SNC-Lavalin soumissionne en ce moment sur le mandat le plus important de ses 102 ans d'histoire. L'objectif convoité? La confiance des clients et des marchés. Son avenir dépend de sa capacité à remporter ce contrat.

Reconnue mondialement pour son savoir-faire en ingénierie, SNC-Lavalin a attaqué ce défi interne avec le même esprit systématique. L'analyse à laquelle elle s'est livrée a débouché hier sur une stratégie à trois piliers, cinq marchés de croissance et sept pôles géographiques. On peut reprocher bien des choses à cette entreprise. Ne pas savoir où elle veut s'en aller n'en fait pas partie. Le problème, c'est qu'elle doit s'y rendre dans un véhicule qui traîne de nombreuses casseroles, et dont la mécanique pourrait lui réserver d'autres surprises.

Nouveaux PDG et président du conseil, nouveaux administrateurs, nouveau chef des affaires financières, la firme a fait beaucoup d'efforts au cours de la dernière année pour se donner un nouveau visage. Quand deux de vos ex-dirigeants sont accusés de fraude, que plusieurs de vos projets sont sous enquête, que la dégringolade de votre titre suscite des recours collectifs et que des clients potentiels vous mettent sur leur liste noire, il devient urgent de vous montrer sous un meilleur jour.

Pour bien montrer que le changement n'est pas que cosmétique, la société a recruté un chef de la conformité réputé, créé une ligne de dénonciation anonyme et doublé le personnel consacré aux enquêtes internes. Reste à voir si tout cela convaincra investisseurs et clients potentiels de lui redonner leur pleine confiance.

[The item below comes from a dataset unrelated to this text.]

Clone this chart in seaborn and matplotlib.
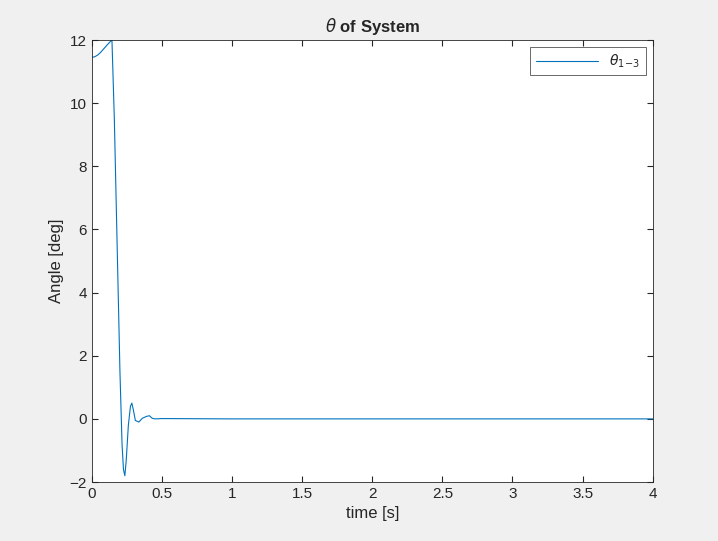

Le fait que la firme et ses ex-dirigeants n'aient pas encore été trouvés coupables de quoi que soit ne pèse pas bien lourd dans la balance. Ça n'a pas empêché la Banque mondiale et l'ACDI d'interdire à certaines de ses filiales de participer durant huit à 10 ans aux projets qu'ils financent.

Pour faire taire les inquiétudes, SNC-Lavalin devra livrer des résultats. Elle dispose d'un carnet de commandes et d'une réputation technique enviables, mais l'exécution de son plan stratégique sera déterminante. Il est d'ailleurs dommage que ses dirigeants se montrent aussi avares de détails sur leurs cibles d'acquisitions et sur les investissements dans des concessions d'infrastructure dont ils entendent se départir. La communication n'est pas suffisante pour rétablir la confiance, mais c'est un élément nécessaire. SNC-Lavalin devra faire des progrès à cet égard si elle veut devenir convaincante.

La prudence de ses dirigeants est compréhensible dans les circonstances, mais ils auraient intérêt à se montrer moins défensifs, et plus affirmatifs. Les nombreuses questions posées hier sur le siège social, par exemple, ont reçu des réponses positives, mais jamais directes. Qu'est-ce qui retient la direction d'affirmer clairement qu'elle le garde Montréal? Sur ce sujet comme sur n'importe quel autre, cette entreprise va devoir réapprendre à s'exprimer sans détour, sans quoi elle ne persuadera jamais qui que soit.